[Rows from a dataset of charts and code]
^^^^^^^^^^^^^^^^
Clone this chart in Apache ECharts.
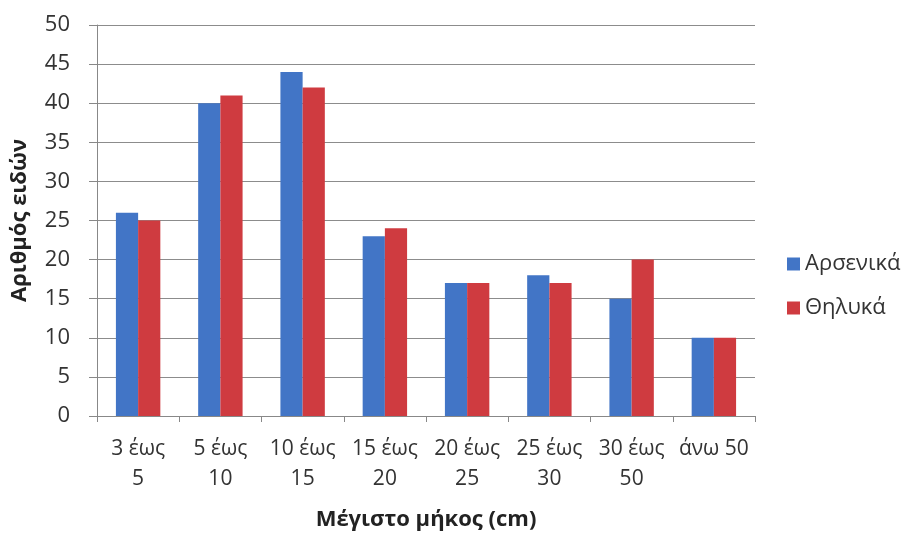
<!DOCTYPE html>
<html><head><meta charset="utf-8">
<script src="https://cdn.jsdelivr.net/npm/echarts@6/dist/echarts.min.js"></script>
<style>html,body{margin:0;padding:0;background:#fff}#c{width:909px;height:535px}</style>
</head><body><div id="c"></div>
<script>
const categories = ['3 έως\n5', '5 έως\n10', '10 έως\n15', '15 έως\n20', '20 έως\n25', '25 έως\n30', '30 έως\n50', 'άνω 50'];
const males = [26, 40, 44, 23, 17, 18, 15, 10];
const females = [25, 41, 42, 24, 17, 17, 20, 10];
const yTicks = {min: 0, max: 50, interval: 5};

const chart = echarts.init(document.getElementById('c'));
const font = '"Open Sans", "DejaVu Sans", sans-serif';
chart.setOption({
  animation: false,
  textStyle: {fontFamily: font},
  grid: {left: 97, right: 154, top: 25, bottom: 119, containLabel: false, outerBoundsMode: 'none'},
  legend: {
    orient: 'vertical', left: 782, top: 248, itemGap: 22,
    itemWidth: 13, itemHeight: 13, icon: 'rect',
    textStyle: {fontSize: 22, color: '#333', fontFamily: font},
    data: ['Αρσενικά', 'Θηλυκά']
  },
  xAxis: {
    type: 'category', data: categories,
    name: 'Μέγιστο μήκος (cm)', nameLocation: 'middle', nameGap: 93,
    nameTextStyle: {fontSize: 22, fontWeight: 'bold', color: '#222', fontFamily: font},
    axisLine: {lineStyle: {color: '#888'}},
    axisTick: {show: true, alignWithLabel: false, length: 6, lineStyle: {color: '#888'}},
    axisLabel: {fontSize: 21, color: '#333', lineHeight: 30, margin: 18, interval: 0, fontFamily: font}
  },
  yAxis: {
    type: 'value', min: yTicks.min, max: yTicks.max, interval: yTicks.interval,
    name: 'Αριθμός ειδών', nameLocation: 'middle', nameGap: 66,
    nameTextStyle: {fontSize: 22, fontWeight: 'bold', color: '#222', fontFamily: font},
    axisLine: {show: true, lineStyle: {color: '#888'}},
    axisTick: {show: true, length: 8, lineStyle: {color: '#888'}},
    axisLabel: {fontSize: 22, color: '#333', margin: 27, fontFamily: font},
    splitLine: {lineStyle: {color: '#8c8c8c', width: 1}}
  },
  series: [
    {name: 'Αρσενικά', type: 'bar', data: males, barGap: '0%', barCategoryGap: '46%',
     itemStyle: {color: '#4275C6'}},
    {name: 'Θηλυκά', type: 'bar', data: females, barGap: '0%', barCategoryGap: '46%',
     itemStyle: {color: '#CF3B40'}}
  ]
});
</script></body></html>
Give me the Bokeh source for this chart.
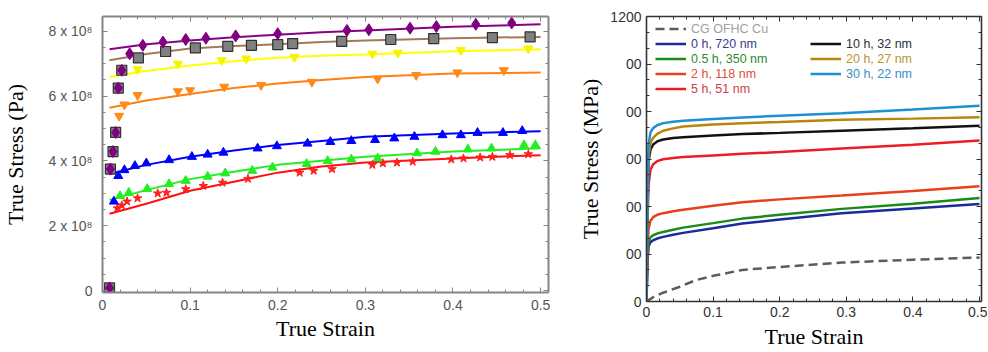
^^^^^^^^^^^^^^^^
→ **TASK GOAL**: Reproduce every record above exactly, omitting the pictures.

→ **ANSWER TO THIS EXERCISE**:
Clone this chart in Apache ECharts.
<!DOCTYPE html>
<html><head><meta charset="utf-8">
<script src="https://cdn.jsdelivr.net/npm/echarts@6/dist/echarts.min.js"></script>
<style>html,body{margin:0;padding:0;background:#fff}#c{width:909px;height:535px}</style>
</head><body><div id="c"></div>
<script>
const categories = ['3 έως\n5', '5 έως\n10', '10 έως\n15', '15 έως\n20', '20 έως\n25', '25 έως\n30', '30 έως\n50', 'άνω 50'];
const males = [26, 40, 44, 23, 17, 18, 15, 10];
const females = [25, 41, 42, 24, 17, 17, 20, 10];
const yTicks = {min: 0, max: 50, interval: 5};

const chart = echarts.init(document.getElementById('c'));
const font = '"Open Sans", "DejaVu Sans", sans-serif';
chart.setOption({
  animation: false,
  textStyle: {fontFamily: font},
  grid: {left: 97, right: 154, top: 25, bottom: 119, containLabel: false, outerBoundsMode: 'none'},
  legend: {
    orient: 'vertical', left: 782, top: 248, itemGap: 22,
    itemWidth: 13, itemHeight: 13, icon: 'rect',
    textStyle: {fontSize: 22, color: '#333', fontFamily: font},
    data: ['Αρσενικά', 'Θηλυκά']
  },
  xAxis: {
    type: 'category', data: categories,
    name: 'Μέγιστο μήκος (cm)', nameLocation: 'middle', nameGap: 93,
    nameTextStyle: {fontSize: 22, fontWeight: 'bold', color: '#222', fontFamily: font},
    axisLine: {lineStyle: {color: '#888'}},
    axisTick: {show: true, alignWithLabel: false, length: 6, lineStyle: {color: '#888'}},
    axisLabel: {fontSize: 21, color: '#333', lineHeight: 30, margin: 18, interval: 0, fontFamily: font}
  },
  yAxis: {
    type: 'value', min: yTicks.min, max: yTicks.max, interval: yTicks.interval,
    name: 'Αριθμός ειδών', nameLocation: 'middle', nameGap: 66,
    nameTextStyle: {fontSize: 22, fontWeight: 'bold', color: '#222', fontFamily: font},
    axisLine: {show: true, lineStyle: {color: '#888'}},
    axisTick: {show: true, length: 8, lineStyle: {color: '#888'}},
    axisLabel: {fontSize: 22, color: '#333', margin: 27, fontFamily: font},
    splitLine: {lineStyle: {color: '#8c8c8c', width: 1}}
  },
  series: [
    {name: 'Αρσενικά', type: 'bar', data: males, barGap: '0%', barCategoryGap: '46%',
     itemStyle: {color: '#4275C6'}},
    {name: 'Θηλυκά', type: 'bar', data: females, barGap: '0%', barCategoryGap: '46%',
     itemStyle: {color: '#CF3B40'}}
  ]
});
</script></body></html>
Give me the Bokeh source for this chart.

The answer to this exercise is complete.